One of the computer engineers, surprisingly played by a black man, unusual for the early sixties, also voices objections and is also terminated, although he had intended to quit. The story meanders on until it closes with an unemployed Whipple whining to Hanley in the bar within view of the plant. A robot is now the primary plant manager. While the episode is based on one of the most fundamental fears of modern life, the delivery is so poorly executed that the episode is somewhat boring.
"The Fear" is another installment of the aliens landing on Earth and the humans that encounter them being terrified of their presence. Mark Richman plays a state trooper called to the assistance of Charlotte Scott, played by Hazel Court. Scott is a former New York elitist that suffered a nervous breakdown and retired to a life of seclusion. However, she retains all her snobbery, so her initial reaction to the trooper is one of disdain. However, his bravery in facing the unknown endears him to her and in a short time, she grows dependent on him.

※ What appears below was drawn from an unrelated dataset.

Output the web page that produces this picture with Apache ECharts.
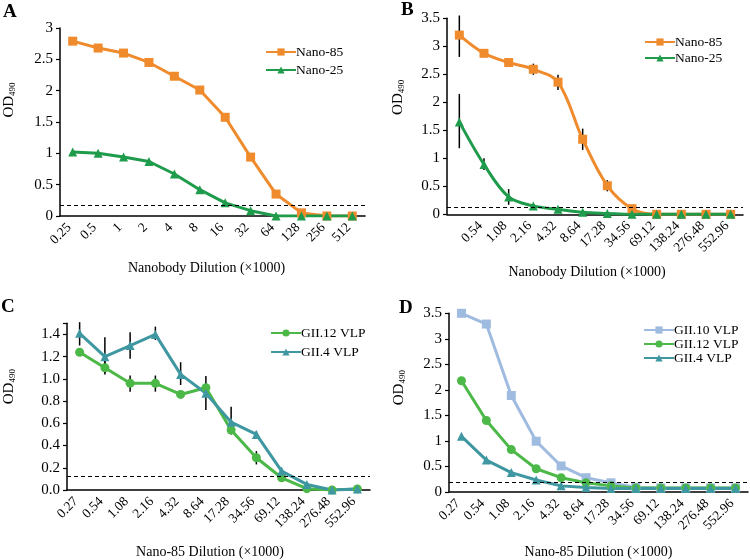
<!DOCTYPE html>
<html><head><meta charset="utf-8">
<script src="https://cdn.jsdelivr.net/npm/echarts@6/dist/echarts.min.js"></script>
<style>html,body{margin:0;padding:0;background:#fff}#c{width:750px;height:560px}</style>
</head><body><div id="c"></div>
<script>
// ---- data ----
const catsA = ['0.25','0.5','1','2','4','8','16','32','64','128','256','512'];
const catsB = ['0.27','0.54','1.08','2.16','4.32','8.64','17.28','34.56','69.12','138.24','276.48','552.96'];
const catsCD = ['0.27','0.54','1.08','2.16','4.32','8.64','17.28','34.56','69.12','138.24','276.48','552.96'];

const aNano85 = [2.79,2.68,2.60,2.45,2.23,2.01,1.575,0.94,0.35,0.05,0,0];
const aNano25 = [1.02,1.00,0.94,0.87,0.67,0.42,0.21,0.085,0,0,0,0];
const aCutoff = 0.165;

const bNano85 = [3.20,2.875,2.71,2.59,2.36,1.34,0.51,0.10,0,0,0,0];
const bNano25 = [1.65,0.89,0.31,0.15,0.09,0.035,0.015,0,0,0,0,0];
const bNano85Err = [[0,2.81,3.55],[3,2.49,2.69],[4,2.22,2.49],[5,1.15,1.53],[6,0.41,0.61]];
const bNano25Err = [[0,1.18,2.15],[1,0.79,1.00],[2,0.17,0.45]];
const bCutoff = 0.115;

const cGII12 = [1.24,1.10,0.96,0.96,0.86,0.92,0.54,0.29,0.11,0.012,0,0.01];
const cGII4 = [1.41,1.20,1.30,1.40,1.04,0.87,0.61,0.50,0.17,0.05,0,0.01];
const cGII12Err = [[1,1.04,1.16],[2,0.885,1.03],[3,0.885,1.03],[7,0.23,0.35]];
const cGII4Err = [[0,1.30,1.51],[1,1.05,1.375],[2,1.18,1.42],[3,1.35,1.47],[4,0.945,1.15],[5,0.72,1.025],[6,0.50,0.75],[7,0.47,0.53]];
const cCutoff = 0.12;

const dGII10 = [3.50,3.29,1.89,0.995,0.51,0.28,0.18,0.09,0.08,0.08,0.08,0.08];
const dGII12 = [2.18,1.40,0.83,0.455,0.28,0.18,0.12,0.08,0.08,0.08,0.08,0.08];
const dGII4 = [1.09,0.625,0.38,0.235,0.12,0.09,0.07,0.07,0.07,0.07,0.07,0.07];
const dCutoff = 0.195;

// ---- styling ----
const FONT = 'Liberation Serif';
const ORANGE = '#EF8B2C', DGREEN = '#1E9B4B', LGREEN = '#4CB847', TEAL = '#3E97A1', LBLUE = '#9FBBE0';

const grids = [
  {left:50, top:28, width:315, height:188},
  {left:447, top:18.3, width:296, height:196},
  {left:57, top:323.3, width:313, height:167.4},
  {left:449, top:313.3, width:299, height:179.4}
];

function xAxis(gi, cats, name, gap, padR, hideFirst){
  return {
    type:'category', gridIndex:gi, data:cats, boundaryGap:true,
    axisLine:{lineStyle:{color:'#000', width:1.5}},
    axisTick:{alignWithLabel:true, length:4, lineStyle:{color:'#000', width:1.2}},
    axisLabel:{rotate:45, color:'#000', fontFamily:FONT, fontSize:13.5, margin:6, interval:0,
      padding:[0,5,12,0],
      formatter:(v,i)=> (hideFirst && i===0) ? '' : v},
    name:name, nameLocation:'middle', nameGap:gap,
    nameTextStyle:{color:'#000', fontFamily:FONT, fontSize:14, padding:[0,padR,0,0]}
  };
}
function yAxis(gi, max, interval, gap, padL, fmt){
  return {
    type:'value', gridIndex:gi, min:0, max:max, interval:interval,
    splitLine:{show:false},
    axisLine:{show:true, lineStyle:{color:'#000', width:1.5}},
    axisTick:{show:true, length:4, lineStyle:{color:'#000', width:1.2}},
    axisLabel:{color:'#000', fontFamily:FONT, fontSize:15, margin:7, formatter:fmt},
    name:'{a|OD}{b|490}', nameLocation:'middle', nameGap:gap, nameRotate:90,
    nameTextStyle:{color:'#000', fontFamily:FONT, fontSize:15, padding:[0,0,0,padL], rich:{
      a:{fontFamily:FONT, fontSize:15, color:'#000', lineHeight:18},
      b:{fontFamily:FONT, fontSize:9, color:'#000', lineHeight:18, padding:[7,0,0,0]}
    }}
  };
}
function lineS(name, gi, data, color, symbol, smooth, cutoff){
  const s = {
    name:name, type:'line', xAxisIndex:gi, yAxisIndex:gi, data:data,
    smooth:smooth, symbol:symbol, symbolSize:9,
    lineStyle:{color:color, width:3}, itemStyle:{color:color}, z:3
  };
  if (cutoff !== undefined) {
    s.markLine = {silent:true, symbol:'none', label:{show:false},
      lineStyle:{color:'#000', type:[4,3], width:1.2}, data:[{yAxis:cutoff}]};
  }
  return s;
}
function errS(gi, data){
  return {
    type:'custom', xAxisIndex:gi, yAxisIndex:gi, data:data, z:2, silent:true,
    encode:{x:0, y:[1,2]},
    renderItem:(params, api)=>{
      const p1 = api.coord([api.value(0), api.value(1)]);
      const p2 = api.coord([api.value(0), api.value(2)]);
      return {type:'line', shape:{x1:p1[0], y1:p1[1], x2:p2[0], y2:p2[1]},
        style:{stroke:'#000', lineWidth:1.5}};
    }
  };
}
const legendBase = (left, top, data, gap) => ({
  left:left, top:top, orient:'vertical', data:data, itemGap:gap, padding:0,
  itemWidth:30, itemHeight:9, selectedMode:false,
  textStyle:{fontFamily:FONT, fontSize:13.5, color:'#000', padding:[0,0,0,-5]}
});
const letter = (t, x, y) => ({text:t, left:x, top:y, padding:0,
  textStyle:{fontFamily:FONT, fontSize:19, fontWeight:'bold', color:'#000'}});

const option = {
  animation:false,
  title:[letter('A',3,3), letter('B',401,1), letter('C',1,298), letter('D',399,299)],
  grid:grids,
  legend:[
    legendBase(265, 45, ['Nano-85','Nano-25'], 4),
    legendBase(644, 35, ['Nano-85','Nano-25'], 2),
    legendBase(270, 326, ['GII.12 VLP','GII.4 VLP'], 5),
    legendBase(643, 323, ['GII.10 VLP','GII.12 VLP','GII.4 VLP'], 0)
  ],
  xAxis:[
    xAxis(0, catsA, 'Nanobody Dilution (×1000)', 45, 12, false),
    xAxis(1, catsB, 'Nanobody Dilution (×1000)', 51, 16, true),
    xAxis(2, catsCD, 'Nano-85 Dilution (×1000)', 55, 17, false),
    xAxis(3, catsCD, 'Nano-85 Dilution (×1000)', 53, 0, false)
  ],
  yAxis:[
    yAxis(0, 3, 0.5, 42, 44),
    yAxis(1, 3.5, 0.5, 40, 38),
    yAxis(2, 1.5, 0.2, 49, 40, v => v > 1.45 ? '' : v.toFixed(1)),
    yAxis(3, 3.5, 0.5, 41, 30)
  ],
  series:[
    lineS('Nano-85', 0, aNano85, ORANGE, 'rect', false, aCutoff),
    lineS('Nano-25', 0, aNano25, DGREEN, 'triangle', false),
    errS(1, bNano85Err), errS(1, bNano25Err),
    lineS('Nano-85', 1, bNano85, ORANGE, 'rect', 0.35, bCutoff),
    lineS('Nano-25', 1, bNano25, DGREEN, 'triangle', 0.35),
    errS(2, cGII12Err), errS(2, cGII4Err),
    lineS('GII.12 VLP', 2, cGII12, LGREEN, 'circle', false, cCutoff),
    lineS('GII.4 VLP', 2, cGII4, TEAL, 'triangle', false),
    lineS('GII.10 VLP', 3, dGII10, LBLUE, 'rect', false, dCutoff),
    lineS('GII.12 VLP', 3, dGII12, LGREEN, 'circle', false),
    lineS('GII.4 VLP', 3, dGII4, TEAL, 'triangle', false)
  ]
};
const chart = echarts.init(document.getElementById('c'), null, {renderer:'canvas'});
chart.setOption(option);
</script></body></html>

When his patrol car is damaged, the trooper is forced to stay the night, which is relatively quiet. There is evidence that the aliens must he enormous, there are giant fingerprints on the car and they encounter a footprint that is yards long. When a one-eyed giant is encountered, the trooper shoots it, only to discover that it is a balloon. The trooper then spots the alien craft, which is small, as are the aliens. It turns out that the aliens were even more frightened than the humans.
Fear of the unknown is a powerful force in human lives; it is a point of interesting speculation as to what the mass reaction would be to the public arrival of an alien spacecraft. The point of two of the episodes on this tape is that the reaction would be fear, although in this one, it is controlled fear, a reaction that would allow the event to be dealt with in a reasonable manner.